| Task objective |
Reproduce the listing below exactly. Pictures do not belong in the copy.

--- Start of Recorded information ---

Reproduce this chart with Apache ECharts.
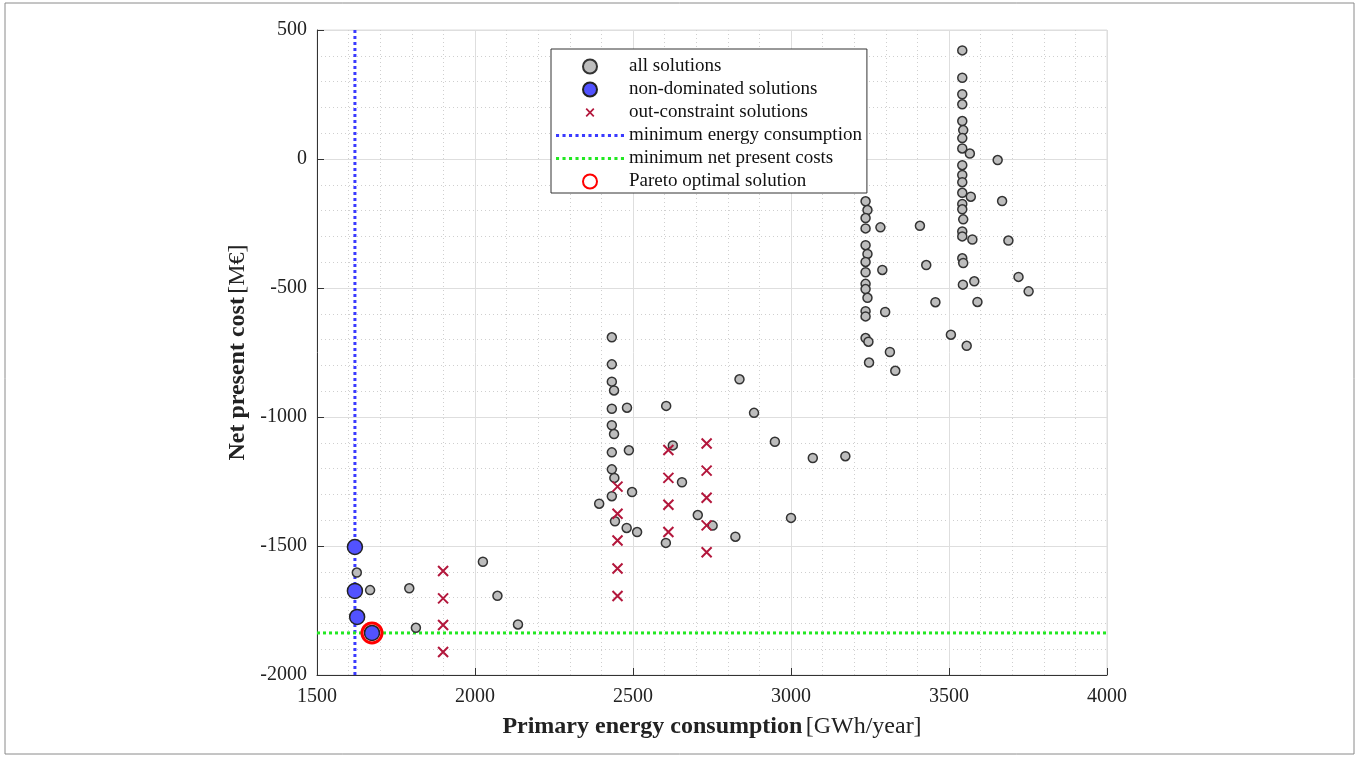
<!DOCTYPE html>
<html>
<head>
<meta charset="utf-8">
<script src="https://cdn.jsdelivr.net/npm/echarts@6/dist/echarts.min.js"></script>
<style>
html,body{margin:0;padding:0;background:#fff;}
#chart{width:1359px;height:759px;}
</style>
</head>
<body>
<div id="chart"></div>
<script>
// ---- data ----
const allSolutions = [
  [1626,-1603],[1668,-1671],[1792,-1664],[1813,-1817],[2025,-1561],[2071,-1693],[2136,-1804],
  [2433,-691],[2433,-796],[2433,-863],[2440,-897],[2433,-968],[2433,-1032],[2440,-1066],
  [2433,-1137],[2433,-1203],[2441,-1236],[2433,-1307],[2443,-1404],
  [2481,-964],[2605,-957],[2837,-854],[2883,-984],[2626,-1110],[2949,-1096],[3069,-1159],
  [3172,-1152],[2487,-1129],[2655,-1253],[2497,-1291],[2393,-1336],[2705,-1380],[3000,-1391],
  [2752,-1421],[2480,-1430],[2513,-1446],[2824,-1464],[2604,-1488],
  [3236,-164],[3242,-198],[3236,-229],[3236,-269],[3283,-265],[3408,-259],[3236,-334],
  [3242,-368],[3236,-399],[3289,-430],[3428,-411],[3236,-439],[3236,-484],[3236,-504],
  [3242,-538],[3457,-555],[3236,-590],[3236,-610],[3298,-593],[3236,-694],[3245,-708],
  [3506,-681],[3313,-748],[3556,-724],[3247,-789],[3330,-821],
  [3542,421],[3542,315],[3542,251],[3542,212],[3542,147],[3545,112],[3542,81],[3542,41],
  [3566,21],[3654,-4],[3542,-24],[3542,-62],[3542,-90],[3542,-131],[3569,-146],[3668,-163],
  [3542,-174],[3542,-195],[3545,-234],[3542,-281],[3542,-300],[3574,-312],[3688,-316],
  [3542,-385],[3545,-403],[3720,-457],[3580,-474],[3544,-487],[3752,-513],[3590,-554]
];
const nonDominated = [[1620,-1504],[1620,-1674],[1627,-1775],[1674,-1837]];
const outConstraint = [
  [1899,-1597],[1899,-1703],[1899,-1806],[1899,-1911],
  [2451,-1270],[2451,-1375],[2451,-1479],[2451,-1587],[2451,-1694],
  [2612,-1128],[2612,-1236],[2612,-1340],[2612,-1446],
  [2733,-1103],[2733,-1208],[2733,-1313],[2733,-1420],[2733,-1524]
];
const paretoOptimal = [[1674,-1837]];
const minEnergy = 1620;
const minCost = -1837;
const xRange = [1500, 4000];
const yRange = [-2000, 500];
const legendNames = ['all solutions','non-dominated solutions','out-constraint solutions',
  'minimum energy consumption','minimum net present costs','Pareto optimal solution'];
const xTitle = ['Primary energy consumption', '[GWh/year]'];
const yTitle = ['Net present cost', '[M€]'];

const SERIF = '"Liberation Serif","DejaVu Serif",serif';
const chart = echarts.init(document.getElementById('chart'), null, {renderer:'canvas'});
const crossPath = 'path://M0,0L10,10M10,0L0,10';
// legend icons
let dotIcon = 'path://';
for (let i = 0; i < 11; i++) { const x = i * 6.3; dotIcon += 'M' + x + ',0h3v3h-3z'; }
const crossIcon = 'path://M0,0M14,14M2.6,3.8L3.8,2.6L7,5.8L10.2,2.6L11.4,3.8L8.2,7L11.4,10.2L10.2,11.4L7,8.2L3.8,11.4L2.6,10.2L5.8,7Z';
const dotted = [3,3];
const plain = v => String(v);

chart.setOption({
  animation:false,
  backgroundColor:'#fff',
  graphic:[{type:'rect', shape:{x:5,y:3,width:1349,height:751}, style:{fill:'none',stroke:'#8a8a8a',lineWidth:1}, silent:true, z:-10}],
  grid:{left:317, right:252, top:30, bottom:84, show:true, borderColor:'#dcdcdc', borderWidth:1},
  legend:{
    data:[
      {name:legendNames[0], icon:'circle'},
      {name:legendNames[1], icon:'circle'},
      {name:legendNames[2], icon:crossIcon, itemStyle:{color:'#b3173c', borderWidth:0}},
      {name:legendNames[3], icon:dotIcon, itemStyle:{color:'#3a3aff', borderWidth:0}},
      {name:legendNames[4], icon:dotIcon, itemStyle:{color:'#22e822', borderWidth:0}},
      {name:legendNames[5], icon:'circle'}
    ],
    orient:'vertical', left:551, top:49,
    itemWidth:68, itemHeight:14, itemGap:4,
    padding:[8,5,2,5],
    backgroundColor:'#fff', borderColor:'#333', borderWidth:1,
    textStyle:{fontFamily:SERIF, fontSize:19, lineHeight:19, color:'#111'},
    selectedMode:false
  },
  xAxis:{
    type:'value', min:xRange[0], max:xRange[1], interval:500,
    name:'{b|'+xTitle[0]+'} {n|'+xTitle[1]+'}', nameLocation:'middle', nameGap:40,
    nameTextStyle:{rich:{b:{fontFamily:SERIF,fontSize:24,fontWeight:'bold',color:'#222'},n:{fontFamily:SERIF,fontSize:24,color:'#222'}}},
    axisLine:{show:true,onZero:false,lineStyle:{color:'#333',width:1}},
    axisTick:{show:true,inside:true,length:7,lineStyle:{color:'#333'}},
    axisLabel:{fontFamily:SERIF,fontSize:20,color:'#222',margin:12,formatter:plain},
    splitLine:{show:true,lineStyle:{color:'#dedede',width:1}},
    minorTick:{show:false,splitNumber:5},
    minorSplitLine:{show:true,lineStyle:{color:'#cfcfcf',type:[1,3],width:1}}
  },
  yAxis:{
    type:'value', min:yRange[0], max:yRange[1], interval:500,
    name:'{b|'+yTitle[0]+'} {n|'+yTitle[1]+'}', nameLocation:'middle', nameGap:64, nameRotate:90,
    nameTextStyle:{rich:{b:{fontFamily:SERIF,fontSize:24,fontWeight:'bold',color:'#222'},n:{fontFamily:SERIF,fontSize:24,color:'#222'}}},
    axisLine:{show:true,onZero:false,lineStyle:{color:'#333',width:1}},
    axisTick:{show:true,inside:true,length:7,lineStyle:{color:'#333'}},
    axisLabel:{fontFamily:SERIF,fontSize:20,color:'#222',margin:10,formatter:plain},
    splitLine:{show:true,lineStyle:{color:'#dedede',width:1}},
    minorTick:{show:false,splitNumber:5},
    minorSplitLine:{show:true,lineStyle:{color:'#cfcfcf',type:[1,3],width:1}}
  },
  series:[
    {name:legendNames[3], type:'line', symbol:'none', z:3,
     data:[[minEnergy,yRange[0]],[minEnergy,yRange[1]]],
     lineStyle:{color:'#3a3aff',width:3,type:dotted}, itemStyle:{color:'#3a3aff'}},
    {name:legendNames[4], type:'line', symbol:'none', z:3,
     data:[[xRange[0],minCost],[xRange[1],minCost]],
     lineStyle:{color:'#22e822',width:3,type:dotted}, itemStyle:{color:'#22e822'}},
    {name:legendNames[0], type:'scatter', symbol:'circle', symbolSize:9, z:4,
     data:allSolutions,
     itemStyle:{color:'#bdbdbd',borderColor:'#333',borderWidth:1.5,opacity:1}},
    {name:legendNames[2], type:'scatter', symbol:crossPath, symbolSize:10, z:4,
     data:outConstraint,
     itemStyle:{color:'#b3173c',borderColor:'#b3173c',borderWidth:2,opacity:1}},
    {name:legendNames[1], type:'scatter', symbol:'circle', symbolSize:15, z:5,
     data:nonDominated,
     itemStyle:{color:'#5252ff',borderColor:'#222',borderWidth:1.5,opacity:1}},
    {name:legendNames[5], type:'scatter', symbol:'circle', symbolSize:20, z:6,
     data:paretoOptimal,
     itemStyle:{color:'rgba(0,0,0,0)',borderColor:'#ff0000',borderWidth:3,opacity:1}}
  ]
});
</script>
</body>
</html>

--- End of Recorded information ---

| Solution |
Reproduce this chart with Apache ECharts.
<!DOCTYPE html>
<html>
<head>
<meta charset="utf-8">
<script src="https://cdn.jsdelivr.net/npm/echarts@6/dist/echarts.min.js"></script>
<style>
html,body{margin:0;padding:0;background:#fff;}
#chart{width:1359px;height:759px;}
</style>
</head>
<body>
<div id="chart"></div>
<script>
// ---- data ----
const allSolutions = [
  [1626,-1603],[1668,-1671],[1792,-1664],[1813,-1817],[2025,-1561],[2071,-1693],[2136,-1804],
  [2433,-691],[2433,-796],[2433,-863],[2440,-897],[2433,-968],[2433,-1032],[2440,-1066],
  [2433,-1137],[2433,-1203],[2441,-1236],[2433,-1307],[2443,-1404],
  [2481,-964],[2605,-957],[2837,-854],[2883,-984],[2626,-1110],[2949,-1096],[3069,-1159],
  [3172,-1152],[2487,-1129],[2655,-1253],[2497,-1291],[2393,-1336],[2705,-1380],[3000,-1391],
  [2752,-1421],[2480,-1430],[2513,-1446],[2824,-1464],[2604,-1488],
  [3236,-164],[3242,-198],[3236,-229],[3236,-269],[3283,-265],[3408,-259],[3236,-334],
  [3242,-368],[3236,-399],[3289,-430],[3428,-411],[3236,-439],[3236,-484],[3236,-504],
  [3242,-538],[3457,-555],[3236,-590],[3236,-610],[3298,-593],[3236,-694],[3245,-708],
  [3506,-681],[3313,-748],[3556,-724],[3247,-789],[3330,-821],
  [3542,421],[3542,315],[3542,251],[3542,212],[3542,147],[3545,112],[3542,81],[3542,41],
  [3566,21],[3654,-4],[3542,-24],[3542,-62],[3542,-90],[3542,-131],[3569,-146],[3668,-163],
  [3542,-174],[3542,-195],[3545,-234],[3542,-281],[3542,-300],[3574,-312],[3688,-316],
  [3542,-385],[3545,-403],[3720,-457],[3580,-474],[3544,-487],[3752,-513],[3590,-554]
];
const nonDominated = [[1620,-1504],[1620,-1674],[1627,-1775],[1674,-1837]];
const outConstraint = [
  [1899,-1597],[1899,-1703],[1899,-1806],[1899,-1911],
  [2451,-1270],[2451,-1375],[2451,-1479],[2451,-1587],[2451,-1694],
  [2612,-1128],[2612,-1236],[2612,-1340],[2612,-1446],
  [2733,-1103],[2733,-1208],[2733,-1313],[2733,-1420],[2733,-1524]
];
const paretoOptimal = [[1674,-1837]];
const minEnergy = 1620;
const minCost = -1837;
const xRange = [1500, 4000];
const yRange = [-2000, 500];
const legendNames = ['all solutions','non-dominated solutions','out-constraint solutions',
  'minimum energy consumption','minimum net present costs','Pareto optimal solution'];
const xTitle = ['Primary energy consumption', '[GWh/year]'];
const yTitle = ['Net present cost', '[M€]'];

const SERIF = '"Liberation Serif","DejaVu Serif",serif';
const chart = echarts.init(document.getElementById('chart'), null, {renderer:'canvas'});
const crossPath = 'path://M0,0L10,10M10,0L0,10';
// legend icons
let dotIcon = 'path://';
for (let i = 0; i < 11; i++) { const x = i * 6.3; dotIcon += 'M' + x + ',0h3v3h-3z'; }
const crossIcon = 'path://M0,0M14,14M2.6,3.8L3.8,2.6L7,5.8L10.2,2.6L11.4,3.8L8.2,7L11.4,10.2L10.2,11.4L7,8.2L3.8,11.4L2.6,10.2L5.8,7Z';
const dotted = [3,3];
const plain = v => String(v);

chart.setOption({
  animation:false,
  backgroundColor:'#fff',
  graphic:[{type:'rect', shape:{x:5,y:3,width:1349,height:751}, style:{fill:'none',stroke:'#8a8a8a',lineWidth:1}, silent:true, z:-10}],
  grid:{left:317, right:252, top:30, bottom:84, show:true, borderColor:'#dcdcdc', borderWidth:1},
  legend:{
    data:[
      {name:legendNames[0], icon:'circle'},
      {name:legendNames[1], icon:'circle'},
      {name:legendNames[2], icon:crossIcon, itemStyle:{color:'#b3173c', borderWidth:0}},
      {name:legendNames[3], icon:dotIcon, itemStyle:{color:'#3a3aff', borderWidth:0}},
      {name:legendNames[4], icon:dotIcon, itemStyle:{color:'#22e822', borderWidth:0}},
      {name:legendNames[5], icon:'circle'}
    ],
    orient:'vertical', left:551, top:49,
    itemWidth:68, itemHeight:14, itemGap:4,
    padding:[8,5,2,5],
    backgroundColor:'#fff', borderColor:'#333', borderWidth:1,
    textStyle:{fontFamily:SERIF, fontSize:19, lineHeight:19, color:'#111'},
    selectedMode:false
  },
  xAxis:{
    type:'value', min:xRange[0], max:xRange[1], interval:500,
    name:'{b|'+xTitle[0]+'} {n|'+xTitle[1]+'}', nameLocation:'middle', nameGap:40,
    nameTextStyle:{rich:{b:{fontFamily:SERIF,fontSize:24,fontWeight:'bold',color:'#222'},n:{fontFamily:SERIF,fontSize:24,color:'#222'}}},
    axisLine:{show:true,onZero:false,lineStyle:{color:'#333',width:1}},
    axisTick:{show:true,inside:true,length:7,lineStyle:{color:'#333'}},
    axisLabel:{fontFamily:SERIF,fontSize:20,color:'#222',margin:12,formatter:plain},
    splitLine:{show:true,lineStyle:{color:'#dedede',width:1}},
    minorTick:{show:false,splitNumber:5},
    minorSplitLine:{show:true,lineStyle:{color:'#cfcfcf',type:[1,3],width:1}}
  },
  yAxis:{
    type:'value', min:yRange[0], max:yRange[1], interval:500,
    name:'{b|'+yTitle[0]+'} {n|'+yTitle[1]+'}', nameLocation:'middle', nameGap:64, nameRotate:90,
    nameTextStyle:{rich:{b:{fontFamily:SERIF,fontSize:24,fontWeight:'bold',color:'#222'},n:{fontFamily:SERIF,fontSize:24,color:'#222'}}},
    axisLine:{show:true,onZero:false,lineStyle:{color:'#333',width:1}},
    axisTick:{show:true,inside:true,length:7,lineStyle:{color:'#333'}},
    axisLabel:{fontFamily:SERIF,fontSize:20,color:'#222',margin:10,formatter:plain},
    splitLine:{show:true,lineStyle:{color:'#dedede',width:1}},
    minorTick:{show:false,splitNumber:5},
    minorSplitLine:{show:true,lineStyle:{color:'#cfcfcf',type:[1,3],width:1}}
  },
  series:[
    {name:legendNames[3], type:'line', symbol:'none', z:3,
     data:[[minEnergy,yRange[0]],[minEnergy,yRange[1]]],
     lineStyle:{color:'#3a3aff',width:3,type:dotted}, itemStyle:{color:'#3a3aff'}},
    {name:legendNames[4], type:'line', symbol:'none', z:3,
     data:[[xRange[0],minCost],[xRange[1],minCost]],
     lineStyle:{color:'#22e822',width:3,type:dotted}, itemStyle:{color:'#22e822'}},
    {name:legendNames[0], type:'scatter', symbol:'circle', symbolSize:9, z:4,
     data:allSolutions,
     itemStyle:{color:'#bdbdbd',borderColor:'#333',borderWidth:1.5,opacity:1}},
    {name:legendNames[2], type:'scatter', symbol:crossPath, symbolSize:10, z:4,
     data:outConstraint,
     itemStyle:{color:'#b3173c',borderColor:'#b3173c',borderWidth:2,opacity:1}},
    {name:legendNames[1], type:'scatter', symbol:'circle', symbolSize:15, z:5,
     data:nonDominated,
     itemStyle:{color:'#5252ff',borderColor:'#222',borderWidth:1.5,opacity:1}},
    {name:legendNames[5], type:'scatter', symbol:'circle', symbolSize:20, z:6,
     data:paretoOptimal,
     itemStyle:{color:'rgba(0,0,0,0)',borderColor:'#ff0000',borderWidth:3,opacity:1}}
  ]
});
</script>
</body>
</html>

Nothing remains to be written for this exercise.